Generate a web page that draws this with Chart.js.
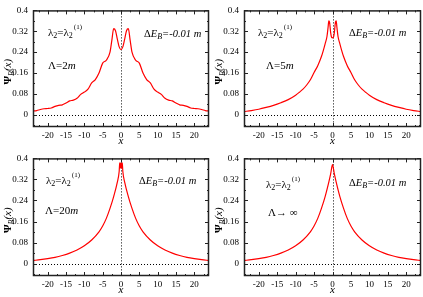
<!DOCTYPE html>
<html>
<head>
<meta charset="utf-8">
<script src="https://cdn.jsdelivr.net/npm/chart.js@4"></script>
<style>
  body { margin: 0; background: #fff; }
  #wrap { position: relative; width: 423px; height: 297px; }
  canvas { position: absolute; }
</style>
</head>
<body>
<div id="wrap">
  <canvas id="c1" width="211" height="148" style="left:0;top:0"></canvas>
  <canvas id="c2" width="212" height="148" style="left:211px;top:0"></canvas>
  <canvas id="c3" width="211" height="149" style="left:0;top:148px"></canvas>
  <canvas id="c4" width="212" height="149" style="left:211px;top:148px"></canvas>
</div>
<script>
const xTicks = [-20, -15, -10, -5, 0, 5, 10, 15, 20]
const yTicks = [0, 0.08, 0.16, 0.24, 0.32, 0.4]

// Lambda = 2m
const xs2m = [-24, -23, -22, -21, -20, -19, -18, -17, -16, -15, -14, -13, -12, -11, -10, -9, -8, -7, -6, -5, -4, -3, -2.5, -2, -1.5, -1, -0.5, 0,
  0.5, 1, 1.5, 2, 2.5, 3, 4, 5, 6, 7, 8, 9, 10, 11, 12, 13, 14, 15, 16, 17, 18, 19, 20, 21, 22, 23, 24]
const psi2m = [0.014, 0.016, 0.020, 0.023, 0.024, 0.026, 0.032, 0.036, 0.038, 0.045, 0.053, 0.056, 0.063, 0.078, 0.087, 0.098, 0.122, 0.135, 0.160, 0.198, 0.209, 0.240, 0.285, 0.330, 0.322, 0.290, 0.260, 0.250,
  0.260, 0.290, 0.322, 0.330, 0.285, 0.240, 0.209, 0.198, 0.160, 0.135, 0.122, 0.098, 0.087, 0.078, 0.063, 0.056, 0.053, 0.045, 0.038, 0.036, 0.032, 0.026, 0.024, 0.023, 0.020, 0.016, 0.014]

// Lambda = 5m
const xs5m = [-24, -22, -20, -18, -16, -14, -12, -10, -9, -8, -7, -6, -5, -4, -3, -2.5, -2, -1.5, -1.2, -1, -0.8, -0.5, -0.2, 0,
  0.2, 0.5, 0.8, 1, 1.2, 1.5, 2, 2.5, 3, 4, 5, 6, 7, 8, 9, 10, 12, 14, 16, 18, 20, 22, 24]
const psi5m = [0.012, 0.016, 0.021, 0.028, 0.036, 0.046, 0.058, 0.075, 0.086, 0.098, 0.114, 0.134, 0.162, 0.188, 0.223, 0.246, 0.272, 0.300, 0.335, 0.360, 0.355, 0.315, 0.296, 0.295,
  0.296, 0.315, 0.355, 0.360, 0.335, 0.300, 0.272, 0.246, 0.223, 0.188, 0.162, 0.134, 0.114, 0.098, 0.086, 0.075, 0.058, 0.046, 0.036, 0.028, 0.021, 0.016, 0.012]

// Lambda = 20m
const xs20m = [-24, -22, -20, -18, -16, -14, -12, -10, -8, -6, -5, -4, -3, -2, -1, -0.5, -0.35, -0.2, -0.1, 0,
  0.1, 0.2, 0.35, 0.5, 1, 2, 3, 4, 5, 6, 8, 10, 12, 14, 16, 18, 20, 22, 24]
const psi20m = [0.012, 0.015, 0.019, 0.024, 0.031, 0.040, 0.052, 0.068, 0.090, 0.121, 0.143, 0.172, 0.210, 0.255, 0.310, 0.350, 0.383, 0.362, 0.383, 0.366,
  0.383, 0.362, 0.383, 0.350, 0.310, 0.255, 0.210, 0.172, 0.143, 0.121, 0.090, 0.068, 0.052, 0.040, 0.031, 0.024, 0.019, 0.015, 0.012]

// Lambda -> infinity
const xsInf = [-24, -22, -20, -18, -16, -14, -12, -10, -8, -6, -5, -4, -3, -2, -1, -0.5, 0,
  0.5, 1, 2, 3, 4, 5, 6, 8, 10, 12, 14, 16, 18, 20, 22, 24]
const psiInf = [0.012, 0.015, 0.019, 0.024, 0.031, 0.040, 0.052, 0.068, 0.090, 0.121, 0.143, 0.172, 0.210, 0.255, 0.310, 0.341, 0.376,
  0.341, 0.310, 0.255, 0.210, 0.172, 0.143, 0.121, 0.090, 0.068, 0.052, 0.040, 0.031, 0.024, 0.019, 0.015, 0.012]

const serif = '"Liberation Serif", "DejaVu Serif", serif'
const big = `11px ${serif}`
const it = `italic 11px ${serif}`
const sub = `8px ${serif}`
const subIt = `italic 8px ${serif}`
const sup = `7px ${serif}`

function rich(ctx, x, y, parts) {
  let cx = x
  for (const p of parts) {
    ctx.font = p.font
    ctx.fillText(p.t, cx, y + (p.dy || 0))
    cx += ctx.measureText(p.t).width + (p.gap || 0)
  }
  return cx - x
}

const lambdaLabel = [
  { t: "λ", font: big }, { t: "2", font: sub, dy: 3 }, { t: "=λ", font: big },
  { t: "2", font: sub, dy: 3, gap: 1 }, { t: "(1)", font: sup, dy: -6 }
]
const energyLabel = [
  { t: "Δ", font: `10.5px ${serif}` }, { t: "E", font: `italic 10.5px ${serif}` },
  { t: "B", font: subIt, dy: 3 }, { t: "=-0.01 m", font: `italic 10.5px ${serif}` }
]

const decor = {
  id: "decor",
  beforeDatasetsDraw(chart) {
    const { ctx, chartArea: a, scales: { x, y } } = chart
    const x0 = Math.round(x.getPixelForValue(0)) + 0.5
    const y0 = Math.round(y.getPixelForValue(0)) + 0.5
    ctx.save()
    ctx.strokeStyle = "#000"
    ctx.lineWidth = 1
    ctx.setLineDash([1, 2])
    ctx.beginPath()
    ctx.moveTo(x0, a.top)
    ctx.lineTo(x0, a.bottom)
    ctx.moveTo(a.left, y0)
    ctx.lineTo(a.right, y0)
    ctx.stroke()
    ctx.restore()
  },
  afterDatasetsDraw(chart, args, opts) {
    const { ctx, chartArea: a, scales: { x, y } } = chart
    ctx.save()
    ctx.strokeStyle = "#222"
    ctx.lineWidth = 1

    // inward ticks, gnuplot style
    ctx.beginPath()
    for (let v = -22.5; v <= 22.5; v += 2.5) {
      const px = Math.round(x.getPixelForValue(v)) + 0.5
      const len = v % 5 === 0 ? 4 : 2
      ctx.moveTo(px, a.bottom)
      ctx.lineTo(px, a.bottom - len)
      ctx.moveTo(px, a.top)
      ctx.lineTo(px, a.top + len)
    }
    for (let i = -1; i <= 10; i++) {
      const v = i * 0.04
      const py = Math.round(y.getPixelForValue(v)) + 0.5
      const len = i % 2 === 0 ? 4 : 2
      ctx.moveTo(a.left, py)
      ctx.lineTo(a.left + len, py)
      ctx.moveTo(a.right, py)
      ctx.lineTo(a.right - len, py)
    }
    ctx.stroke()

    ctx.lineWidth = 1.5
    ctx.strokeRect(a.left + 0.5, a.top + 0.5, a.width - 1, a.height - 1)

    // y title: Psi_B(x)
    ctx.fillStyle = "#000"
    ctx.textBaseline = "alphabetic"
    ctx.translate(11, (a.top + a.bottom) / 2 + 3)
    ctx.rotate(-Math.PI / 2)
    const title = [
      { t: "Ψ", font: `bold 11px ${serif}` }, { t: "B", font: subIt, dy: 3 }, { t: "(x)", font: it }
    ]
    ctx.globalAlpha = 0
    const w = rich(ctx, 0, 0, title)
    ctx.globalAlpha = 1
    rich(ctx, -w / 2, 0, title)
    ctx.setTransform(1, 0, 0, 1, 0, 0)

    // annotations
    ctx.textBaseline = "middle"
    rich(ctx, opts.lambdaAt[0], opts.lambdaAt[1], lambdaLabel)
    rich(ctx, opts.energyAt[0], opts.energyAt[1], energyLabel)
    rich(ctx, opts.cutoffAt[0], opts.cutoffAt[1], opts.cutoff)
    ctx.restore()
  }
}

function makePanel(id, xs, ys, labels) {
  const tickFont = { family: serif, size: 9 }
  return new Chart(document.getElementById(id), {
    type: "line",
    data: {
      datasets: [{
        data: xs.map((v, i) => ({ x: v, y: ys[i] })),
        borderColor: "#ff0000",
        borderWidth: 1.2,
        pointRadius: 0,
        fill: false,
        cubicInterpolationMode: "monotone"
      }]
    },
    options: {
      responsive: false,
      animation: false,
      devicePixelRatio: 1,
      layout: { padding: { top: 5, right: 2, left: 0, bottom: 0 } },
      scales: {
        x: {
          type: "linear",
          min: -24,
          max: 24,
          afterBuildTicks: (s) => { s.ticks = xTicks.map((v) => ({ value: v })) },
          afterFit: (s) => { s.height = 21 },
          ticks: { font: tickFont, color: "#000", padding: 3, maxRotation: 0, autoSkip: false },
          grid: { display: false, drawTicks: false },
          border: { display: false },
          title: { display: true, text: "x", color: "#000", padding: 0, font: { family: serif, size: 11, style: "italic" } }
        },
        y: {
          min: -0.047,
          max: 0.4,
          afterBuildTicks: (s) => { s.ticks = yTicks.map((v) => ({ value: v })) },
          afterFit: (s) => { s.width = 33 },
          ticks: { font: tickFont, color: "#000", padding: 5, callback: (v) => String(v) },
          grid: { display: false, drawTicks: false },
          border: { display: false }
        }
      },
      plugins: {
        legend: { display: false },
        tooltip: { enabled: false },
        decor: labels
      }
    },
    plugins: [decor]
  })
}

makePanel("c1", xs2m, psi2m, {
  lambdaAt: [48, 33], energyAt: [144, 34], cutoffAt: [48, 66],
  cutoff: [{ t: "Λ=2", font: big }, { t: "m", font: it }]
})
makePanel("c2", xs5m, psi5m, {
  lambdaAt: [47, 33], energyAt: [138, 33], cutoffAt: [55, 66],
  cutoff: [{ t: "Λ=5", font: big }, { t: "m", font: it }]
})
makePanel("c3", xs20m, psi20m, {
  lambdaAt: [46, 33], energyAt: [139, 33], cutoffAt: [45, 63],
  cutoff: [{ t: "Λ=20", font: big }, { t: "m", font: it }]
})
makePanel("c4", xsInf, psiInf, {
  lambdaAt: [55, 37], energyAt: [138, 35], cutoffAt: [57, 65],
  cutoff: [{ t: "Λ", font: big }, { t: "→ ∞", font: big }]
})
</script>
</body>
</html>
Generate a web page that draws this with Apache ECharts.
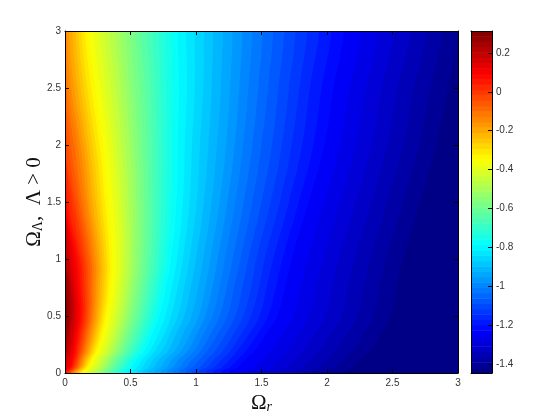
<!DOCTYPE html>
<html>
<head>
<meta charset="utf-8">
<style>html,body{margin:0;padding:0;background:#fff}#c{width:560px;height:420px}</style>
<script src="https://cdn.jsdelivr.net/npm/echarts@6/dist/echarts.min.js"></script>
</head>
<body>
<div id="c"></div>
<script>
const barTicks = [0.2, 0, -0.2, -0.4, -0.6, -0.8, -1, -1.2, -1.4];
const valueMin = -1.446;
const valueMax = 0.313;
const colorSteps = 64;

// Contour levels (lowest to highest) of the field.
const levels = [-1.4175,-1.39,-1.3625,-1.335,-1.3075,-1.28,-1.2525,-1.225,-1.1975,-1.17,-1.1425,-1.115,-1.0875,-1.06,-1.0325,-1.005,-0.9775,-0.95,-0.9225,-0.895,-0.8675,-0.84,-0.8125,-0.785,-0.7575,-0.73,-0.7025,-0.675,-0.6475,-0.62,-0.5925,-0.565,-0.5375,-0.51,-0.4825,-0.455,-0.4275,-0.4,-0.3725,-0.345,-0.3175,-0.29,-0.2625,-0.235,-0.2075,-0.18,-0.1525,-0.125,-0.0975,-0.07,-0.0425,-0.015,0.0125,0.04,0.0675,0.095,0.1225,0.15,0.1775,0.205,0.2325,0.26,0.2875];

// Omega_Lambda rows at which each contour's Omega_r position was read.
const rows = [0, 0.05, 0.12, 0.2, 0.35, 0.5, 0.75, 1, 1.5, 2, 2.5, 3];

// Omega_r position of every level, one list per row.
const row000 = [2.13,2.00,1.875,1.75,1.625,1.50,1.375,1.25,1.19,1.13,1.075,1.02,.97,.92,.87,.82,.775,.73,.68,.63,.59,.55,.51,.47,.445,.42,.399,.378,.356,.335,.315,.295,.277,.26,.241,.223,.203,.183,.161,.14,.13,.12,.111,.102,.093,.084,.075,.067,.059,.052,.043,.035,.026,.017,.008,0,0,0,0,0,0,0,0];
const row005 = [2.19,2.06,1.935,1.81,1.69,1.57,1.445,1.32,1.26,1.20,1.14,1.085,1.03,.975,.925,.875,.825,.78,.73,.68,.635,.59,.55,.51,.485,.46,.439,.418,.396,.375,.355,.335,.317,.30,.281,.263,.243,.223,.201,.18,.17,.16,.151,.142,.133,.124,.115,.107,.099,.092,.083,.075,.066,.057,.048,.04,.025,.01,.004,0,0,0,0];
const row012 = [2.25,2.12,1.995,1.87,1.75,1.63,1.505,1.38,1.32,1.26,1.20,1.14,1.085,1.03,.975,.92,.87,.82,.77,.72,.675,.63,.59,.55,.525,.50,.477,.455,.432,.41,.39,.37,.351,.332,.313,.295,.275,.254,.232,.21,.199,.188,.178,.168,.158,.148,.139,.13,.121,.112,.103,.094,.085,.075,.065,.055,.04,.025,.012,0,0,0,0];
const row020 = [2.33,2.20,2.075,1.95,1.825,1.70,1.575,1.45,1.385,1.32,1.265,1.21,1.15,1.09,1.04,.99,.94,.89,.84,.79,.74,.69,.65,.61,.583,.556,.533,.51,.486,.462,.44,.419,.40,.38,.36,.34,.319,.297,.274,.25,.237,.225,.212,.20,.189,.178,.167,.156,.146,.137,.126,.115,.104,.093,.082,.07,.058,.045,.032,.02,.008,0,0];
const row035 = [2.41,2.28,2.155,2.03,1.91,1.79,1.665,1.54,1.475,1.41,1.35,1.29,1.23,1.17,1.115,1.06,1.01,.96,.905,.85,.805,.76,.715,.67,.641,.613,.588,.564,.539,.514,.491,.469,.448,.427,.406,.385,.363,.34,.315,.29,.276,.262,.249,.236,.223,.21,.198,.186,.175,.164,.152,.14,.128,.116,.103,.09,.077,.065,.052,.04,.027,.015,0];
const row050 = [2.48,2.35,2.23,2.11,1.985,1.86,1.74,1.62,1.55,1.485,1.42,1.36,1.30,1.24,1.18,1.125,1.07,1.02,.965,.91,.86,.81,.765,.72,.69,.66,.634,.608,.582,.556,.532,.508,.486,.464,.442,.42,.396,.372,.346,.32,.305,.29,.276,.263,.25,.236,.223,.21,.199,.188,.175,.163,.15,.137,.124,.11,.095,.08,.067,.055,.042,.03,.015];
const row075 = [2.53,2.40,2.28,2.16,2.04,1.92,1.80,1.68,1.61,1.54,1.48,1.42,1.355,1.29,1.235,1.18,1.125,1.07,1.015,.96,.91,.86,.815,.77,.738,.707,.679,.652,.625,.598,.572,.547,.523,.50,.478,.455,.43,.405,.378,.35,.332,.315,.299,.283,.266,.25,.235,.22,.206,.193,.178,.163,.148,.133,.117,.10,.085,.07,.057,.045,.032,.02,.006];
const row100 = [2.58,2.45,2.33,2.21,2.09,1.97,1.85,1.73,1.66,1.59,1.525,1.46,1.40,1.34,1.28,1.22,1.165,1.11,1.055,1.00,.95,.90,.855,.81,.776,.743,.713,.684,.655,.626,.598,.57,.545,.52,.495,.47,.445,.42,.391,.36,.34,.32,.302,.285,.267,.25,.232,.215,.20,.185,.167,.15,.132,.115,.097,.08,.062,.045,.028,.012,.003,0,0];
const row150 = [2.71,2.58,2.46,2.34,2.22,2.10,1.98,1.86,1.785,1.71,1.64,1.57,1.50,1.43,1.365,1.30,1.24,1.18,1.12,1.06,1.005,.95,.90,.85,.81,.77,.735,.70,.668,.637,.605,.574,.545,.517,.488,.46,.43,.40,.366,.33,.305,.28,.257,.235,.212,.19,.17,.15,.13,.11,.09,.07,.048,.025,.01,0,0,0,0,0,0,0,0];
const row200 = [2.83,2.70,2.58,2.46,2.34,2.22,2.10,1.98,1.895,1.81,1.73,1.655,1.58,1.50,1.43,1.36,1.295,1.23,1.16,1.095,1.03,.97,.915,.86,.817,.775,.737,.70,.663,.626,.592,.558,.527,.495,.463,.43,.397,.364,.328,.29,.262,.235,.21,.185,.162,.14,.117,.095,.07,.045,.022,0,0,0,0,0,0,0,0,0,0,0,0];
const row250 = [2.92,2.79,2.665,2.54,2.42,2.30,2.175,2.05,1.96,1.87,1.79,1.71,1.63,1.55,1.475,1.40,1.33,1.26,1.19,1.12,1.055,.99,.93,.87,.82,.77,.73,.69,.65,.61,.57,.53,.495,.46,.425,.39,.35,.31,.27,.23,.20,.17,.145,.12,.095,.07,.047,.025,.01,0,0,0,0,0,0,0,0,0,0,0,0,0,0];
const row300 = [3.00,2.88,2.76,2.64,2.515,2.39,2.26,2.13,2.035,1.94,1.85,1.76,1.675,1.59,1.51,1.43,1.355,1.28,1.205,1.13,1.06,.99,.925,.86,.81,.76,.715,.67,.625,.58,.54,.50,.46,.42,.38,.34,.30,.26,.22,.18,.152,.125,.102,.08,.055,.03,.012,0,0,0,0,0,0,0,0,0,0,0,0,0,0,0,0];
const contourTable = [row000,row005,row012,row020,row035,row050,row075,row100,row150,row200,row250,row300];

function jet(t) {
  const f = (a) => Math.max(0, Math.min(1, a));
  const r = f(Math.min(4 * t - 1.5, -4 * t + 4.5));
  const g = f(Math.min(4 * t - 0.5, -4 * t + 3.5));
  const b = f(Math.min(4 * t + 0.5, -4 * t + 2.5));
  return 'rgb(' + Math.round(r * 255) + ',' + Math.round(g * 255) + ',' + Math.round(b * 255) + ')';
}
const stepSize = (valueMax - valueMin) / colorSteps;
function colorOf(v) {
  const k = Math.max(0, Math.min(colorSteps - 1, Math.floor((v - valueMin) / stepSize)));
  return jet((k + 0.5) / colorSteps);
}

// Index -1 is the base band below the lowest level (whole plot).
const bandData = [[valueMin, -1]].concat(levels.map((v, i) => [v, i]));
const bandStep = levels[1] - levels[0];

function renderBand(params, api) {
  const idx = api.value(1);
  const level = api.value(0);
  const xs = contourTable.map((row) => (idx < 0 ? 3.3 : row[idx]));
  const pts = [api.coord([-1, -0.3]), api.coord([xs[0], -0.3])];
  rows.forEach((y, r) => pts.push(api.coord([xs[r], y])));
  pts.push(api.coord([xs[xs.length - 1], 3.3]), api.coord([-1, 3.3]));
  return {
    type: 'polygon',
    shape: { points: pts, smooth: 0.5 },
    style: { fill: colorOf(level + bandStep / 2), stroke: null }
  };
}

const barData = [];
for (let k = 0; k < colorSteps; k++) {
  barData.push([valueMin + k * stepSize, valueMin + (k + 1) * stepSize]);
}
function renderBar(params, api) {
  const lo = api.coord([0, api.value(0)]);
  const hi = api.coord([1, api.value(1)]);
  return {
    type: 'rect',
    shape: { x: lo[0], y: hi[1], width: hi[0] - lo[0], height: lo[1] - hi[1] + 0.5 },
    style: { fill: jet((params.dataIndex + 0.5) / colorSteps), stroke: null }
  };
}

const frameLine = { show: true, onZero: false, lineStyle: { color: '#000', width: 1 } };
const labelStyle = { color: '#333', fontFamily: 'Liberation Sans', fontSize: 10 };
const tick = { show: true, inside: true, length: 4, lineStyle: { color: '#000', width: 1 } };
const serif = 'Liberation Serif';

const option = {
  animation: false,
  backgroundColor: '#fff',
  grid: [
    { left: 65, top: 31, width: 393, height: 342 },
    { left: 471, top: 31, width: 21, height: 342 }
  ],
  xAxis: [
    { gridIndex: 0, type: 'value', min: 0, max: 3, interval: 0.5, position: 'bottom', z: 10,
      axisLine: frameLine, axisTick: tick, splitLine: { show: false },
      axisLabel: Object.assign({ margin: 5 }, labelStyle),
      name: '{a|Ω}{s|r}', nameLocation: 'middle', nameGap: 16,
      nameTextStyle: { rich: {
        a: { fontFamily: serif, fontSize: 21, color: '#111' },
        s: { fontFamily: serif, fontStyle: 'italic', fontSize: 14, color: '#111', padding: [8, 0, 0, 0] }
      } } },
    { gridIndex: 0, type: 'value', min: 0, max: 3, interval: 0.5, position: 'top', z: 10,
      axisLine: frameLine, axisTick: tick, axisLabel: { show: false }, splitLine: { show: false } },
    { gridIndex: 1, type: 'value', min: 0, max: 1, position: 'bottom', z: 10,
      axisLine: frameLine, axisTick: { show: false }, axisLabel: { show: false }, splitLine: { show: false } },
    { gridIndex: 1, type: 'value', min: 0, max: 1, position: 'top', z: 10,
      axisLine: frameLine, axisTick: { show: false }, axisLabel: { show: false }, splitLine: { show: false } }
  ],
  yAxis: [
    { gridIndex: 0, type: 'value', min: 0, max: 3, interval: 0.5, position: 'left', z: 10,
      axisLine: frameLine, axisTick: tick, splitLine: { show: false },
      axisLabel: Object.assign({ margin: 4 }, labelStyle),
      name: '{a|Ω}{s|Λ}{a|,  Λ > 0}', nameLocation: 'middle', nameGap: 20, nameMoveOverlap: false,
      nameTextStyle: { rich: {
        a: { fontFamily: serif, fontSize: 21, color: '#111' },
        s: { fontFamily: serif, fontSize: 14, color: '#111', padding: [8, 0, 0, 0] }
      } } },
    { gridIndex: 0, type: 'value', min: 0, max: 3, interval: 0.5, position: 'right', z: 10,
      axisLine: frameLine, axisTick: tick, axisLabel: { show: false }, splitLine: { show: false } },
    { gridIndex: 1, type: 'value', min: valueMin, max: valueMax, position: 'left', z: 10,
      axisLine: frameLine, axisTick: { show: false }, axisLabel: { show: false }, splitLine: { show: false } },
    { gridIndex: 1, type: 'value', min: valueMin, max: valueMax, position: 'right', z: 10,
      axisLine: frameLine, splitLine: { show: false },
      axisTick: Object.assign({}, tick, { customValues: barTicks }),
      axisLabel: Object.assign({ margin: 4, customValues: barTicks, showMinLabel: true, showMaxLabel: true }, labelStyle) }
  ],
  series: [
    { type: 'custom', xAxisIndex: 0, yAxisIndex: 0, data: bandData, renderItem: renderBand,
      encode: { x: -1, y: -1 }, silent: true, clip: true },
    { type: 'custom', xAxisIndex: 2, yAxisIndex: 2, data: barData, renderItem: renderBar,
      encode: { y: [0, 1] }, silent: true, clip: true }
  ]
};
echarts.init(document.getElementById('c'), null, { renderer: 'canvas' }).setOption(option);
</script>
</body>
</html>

Exercise
Leave out the pictures and repeat the lines from the start of the material through the line with "const yTicks = [0, 0.08, 0.16, 0.24, 0.32, 0.4]", inclusive.

Full response
Generate a web page that draws this with Chart.js.
<!DOCTYPE html>
<html>
<head>
<meta charset="utf-8">
<script src="https://cdn.jsdelivr.net/npm/chart.js@4"></script>
<style>
  body { margin: 0; background: #fff; }
  #wrap { position: relative; width: 423px; height: 297px; }
  canvas { position: absolute; }
</style>
</head>
<body>
<div id="wrap">
  <canvas id="c1" width="211" height="148" style="left:0;top:0"></canvas>
  <canvas id="c2" width="212" height="148" style="left:211px;top:0"></canvas>
  <canvas id="c3" width="211" height="149" style="left:0;top:148px"></canvas>
  <canvas id="c4" width="212" height="149" style="left:211px;top:148px"></canvas>
</div>
<script>
const xTicks = [-20, -15, -10, -5, 0, 5, 10, 15, 20]
const yTicks = [0, 0.08, 0.16, 0.24, 0.32, 0.4]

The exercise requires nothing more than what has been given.